[A block of data]

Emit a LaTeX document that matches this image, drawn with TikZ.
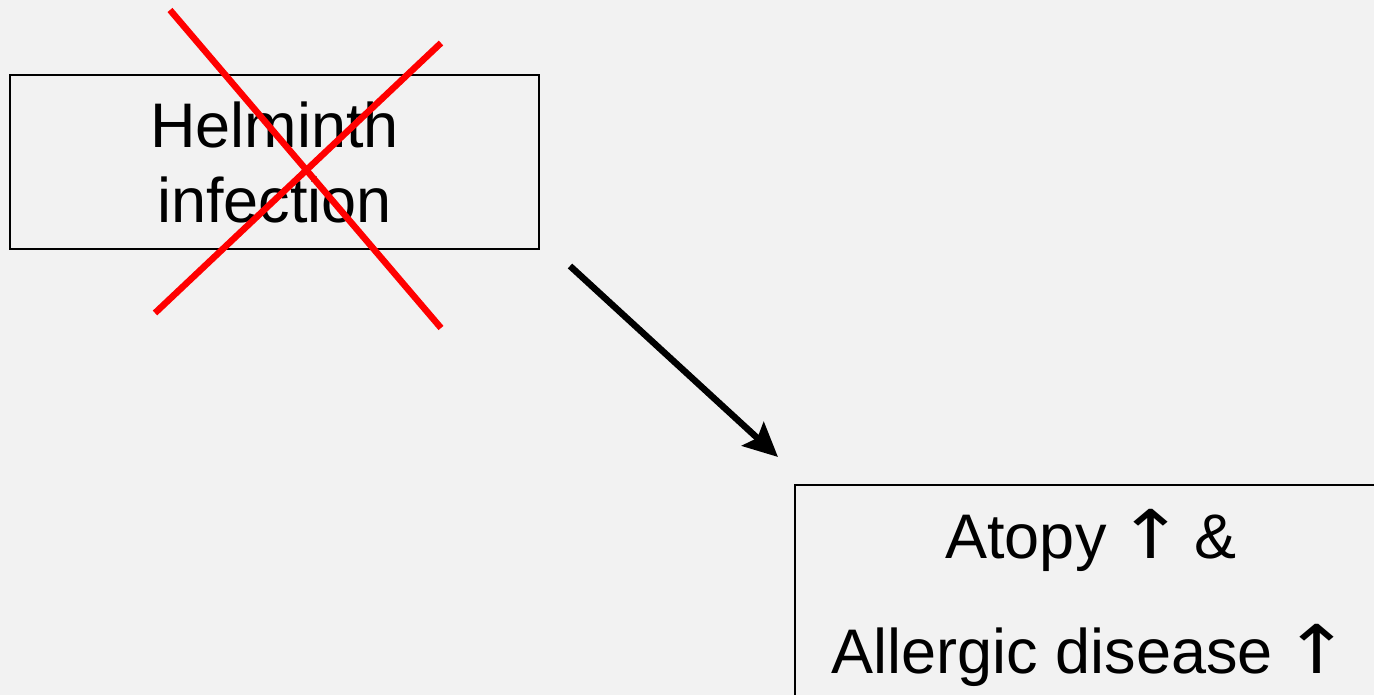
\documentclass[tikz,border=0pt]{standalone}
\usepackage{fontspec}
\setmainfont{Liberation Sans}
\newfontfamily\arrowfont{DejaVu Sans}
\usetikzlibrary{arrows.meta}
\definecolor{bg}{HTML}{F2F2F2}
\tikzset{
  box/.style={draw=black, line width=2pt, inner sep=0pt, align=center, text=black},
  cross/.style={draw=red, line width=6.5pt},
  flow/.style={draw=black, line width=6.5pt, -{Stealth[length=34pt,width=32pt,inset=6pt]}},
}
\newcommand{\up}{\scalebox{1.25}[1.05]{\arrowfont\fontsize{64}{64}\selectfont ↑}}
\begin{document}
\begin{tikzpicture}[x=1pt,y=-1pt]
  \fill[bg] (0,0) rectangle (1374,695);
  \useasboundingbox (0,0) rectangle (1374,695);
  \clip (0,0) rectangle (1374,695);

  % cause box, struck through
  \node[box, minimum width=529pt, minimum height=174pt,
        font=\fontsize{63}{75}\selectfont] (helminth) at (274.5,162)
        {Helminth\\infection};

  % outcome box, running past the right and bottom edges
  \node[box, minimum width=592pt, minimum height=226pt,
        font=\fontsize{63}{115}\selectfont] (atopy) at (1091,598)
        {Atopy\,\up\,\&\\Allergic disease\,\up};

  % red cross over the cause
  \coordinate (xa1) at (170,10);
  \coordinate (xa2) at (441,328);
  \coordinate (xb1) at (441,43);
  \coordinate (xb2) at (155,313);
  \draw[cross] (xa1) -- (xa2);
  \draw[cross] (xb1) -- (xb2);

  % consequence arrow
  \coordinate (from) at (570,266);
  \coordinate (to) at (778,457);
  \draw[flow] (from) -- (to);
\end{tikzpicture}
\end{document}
* * *
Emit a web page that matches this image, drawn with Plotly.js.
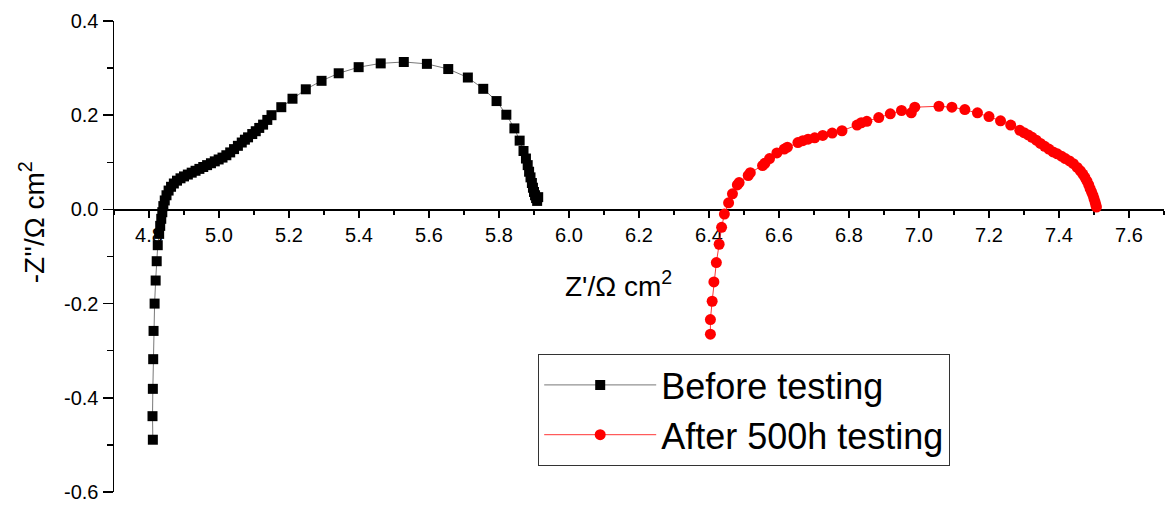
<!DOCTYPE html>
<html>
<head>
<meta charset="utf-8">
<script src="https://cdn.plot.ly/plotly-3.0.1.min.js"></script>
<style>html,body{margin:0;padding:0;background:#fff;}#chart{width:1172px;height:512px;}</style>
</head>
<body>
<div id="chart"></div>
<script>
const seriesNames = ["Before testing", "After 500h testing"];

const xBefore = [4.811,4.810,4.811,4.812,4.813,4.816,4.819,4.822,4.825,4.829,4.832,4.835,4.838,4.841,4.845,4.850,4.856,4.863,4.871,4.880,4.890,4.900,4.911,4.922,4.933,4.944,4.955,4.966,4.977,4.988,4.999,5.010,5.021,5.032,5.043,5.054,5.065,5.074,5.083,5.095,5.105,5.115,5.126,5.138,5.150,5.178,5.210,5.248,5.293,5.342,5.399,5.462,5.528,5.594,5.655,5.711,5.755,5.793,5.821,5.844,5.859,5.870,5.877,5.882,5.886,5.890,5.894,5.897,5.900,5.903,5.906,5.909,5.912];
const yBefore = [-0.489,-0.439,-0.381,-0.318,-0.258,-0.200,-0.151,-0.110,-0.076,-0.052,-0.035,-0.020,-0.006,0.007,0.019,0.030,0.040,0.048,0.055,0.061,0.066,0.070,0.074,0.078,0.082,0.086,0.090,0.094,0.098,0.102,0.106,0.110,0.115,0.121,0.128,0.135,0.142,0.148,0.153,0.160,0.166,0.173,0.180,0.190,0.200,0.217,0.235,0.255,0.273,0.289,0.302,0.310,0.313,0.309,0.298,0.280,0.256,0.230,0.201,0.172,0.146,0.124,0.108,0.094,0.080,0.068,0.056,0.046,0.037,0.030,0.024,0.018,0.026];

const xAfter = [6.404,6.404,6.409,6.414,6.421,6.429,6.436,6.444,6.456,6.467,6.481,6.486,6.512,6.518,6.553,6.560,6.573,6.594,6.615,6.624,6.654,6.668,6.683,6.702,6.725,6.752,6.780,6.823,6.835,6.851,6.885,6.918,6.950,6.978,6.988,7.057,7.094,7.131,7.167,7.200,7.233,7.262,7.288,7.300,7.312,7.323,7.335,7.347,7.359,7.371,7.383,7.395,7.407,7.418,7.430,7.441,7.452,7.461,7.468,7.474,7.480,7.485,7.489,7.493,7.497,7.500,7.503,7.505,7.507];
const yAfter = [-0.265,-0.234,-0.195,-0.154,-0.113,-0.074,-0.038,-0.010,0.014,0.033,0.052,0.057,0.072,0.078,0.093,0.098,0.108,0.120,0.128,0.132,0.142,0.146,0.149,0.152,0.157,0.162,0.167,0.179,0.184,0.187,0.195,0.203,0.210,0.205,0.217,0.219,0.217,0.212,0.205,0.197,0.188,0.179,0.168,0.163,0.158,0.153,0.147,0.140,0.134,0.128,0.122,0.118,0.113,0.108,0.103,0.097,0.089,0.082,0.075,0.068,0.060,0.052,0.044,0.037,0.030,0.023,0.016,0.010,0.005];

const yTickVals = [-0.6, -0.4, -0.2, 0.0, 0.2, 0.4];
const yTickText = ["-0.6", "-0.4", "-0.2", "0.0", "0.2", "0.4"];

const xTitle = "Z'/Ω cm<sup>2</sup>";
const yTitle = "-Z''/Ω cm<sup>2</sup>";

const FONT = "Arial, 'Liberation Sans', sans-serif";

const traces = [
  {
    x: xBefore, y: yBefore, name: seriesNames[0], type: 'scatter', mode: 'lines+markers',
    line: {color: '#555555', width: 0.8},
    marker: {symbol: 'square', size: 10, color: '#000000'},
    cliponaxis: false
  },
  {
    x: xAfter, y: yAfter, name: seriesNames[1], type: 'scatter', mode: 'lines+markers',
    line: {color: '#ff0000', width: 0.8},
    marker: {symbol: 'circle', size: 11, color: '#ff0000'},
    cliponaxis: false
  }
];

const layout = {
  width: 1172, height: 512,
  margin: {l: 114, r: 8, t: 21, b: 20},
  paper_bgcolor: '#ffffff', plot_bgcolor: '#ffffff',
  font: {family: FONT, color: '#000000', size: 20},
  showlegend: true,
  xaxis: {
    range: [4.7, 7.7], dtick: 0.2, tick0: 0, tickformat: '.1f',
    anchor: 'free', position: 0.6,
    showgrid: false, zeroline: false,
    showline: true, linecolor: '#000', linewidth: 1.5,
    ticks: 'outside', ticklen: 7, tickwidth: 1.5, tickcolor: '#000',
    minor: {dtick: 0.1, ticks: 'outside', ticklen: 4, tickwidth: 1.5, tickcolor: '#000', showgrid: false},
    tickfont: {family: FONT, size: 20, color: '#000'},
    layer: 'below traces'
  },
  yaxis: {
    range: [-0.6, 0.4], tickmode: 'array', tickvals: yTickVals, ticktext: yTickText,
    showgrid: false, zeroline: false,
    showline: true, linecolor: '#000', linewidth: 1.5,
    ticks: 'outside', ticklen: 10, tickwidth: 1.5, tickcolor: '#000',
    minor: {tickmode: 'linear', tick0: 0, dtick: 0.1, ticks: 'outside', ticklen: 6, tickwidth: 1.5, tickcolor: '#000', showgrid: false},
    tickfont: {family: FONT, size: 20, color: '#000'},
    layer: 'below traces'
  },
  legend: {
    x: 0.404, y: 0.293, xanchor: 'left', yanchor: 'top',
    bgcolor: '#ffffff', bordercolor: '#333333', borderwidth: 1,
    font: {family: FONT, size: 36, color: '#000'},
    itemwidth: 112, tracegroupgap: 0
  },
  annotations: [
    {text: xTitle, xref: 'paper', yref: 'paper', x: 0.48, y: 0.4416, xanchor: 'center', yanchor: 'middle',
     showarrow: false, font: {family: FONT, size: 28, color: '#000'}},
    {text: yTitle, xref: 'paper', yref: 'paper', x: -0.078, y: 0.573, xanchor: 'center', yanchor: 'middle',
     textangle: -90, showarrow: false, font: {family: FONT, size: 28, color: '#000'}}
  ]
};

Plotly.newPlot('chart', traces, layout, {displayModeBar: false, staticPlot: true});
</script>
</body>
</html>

• **WRITTEN PROBLEM**: Every line of the records that includes the word "this" should be gathered.

• **COMPLETE RESPONSE**:
Emit a LaTeX document that matches this image, drawn with TikZ.
Emit a web page that matches this image, drawn with Plotly.js.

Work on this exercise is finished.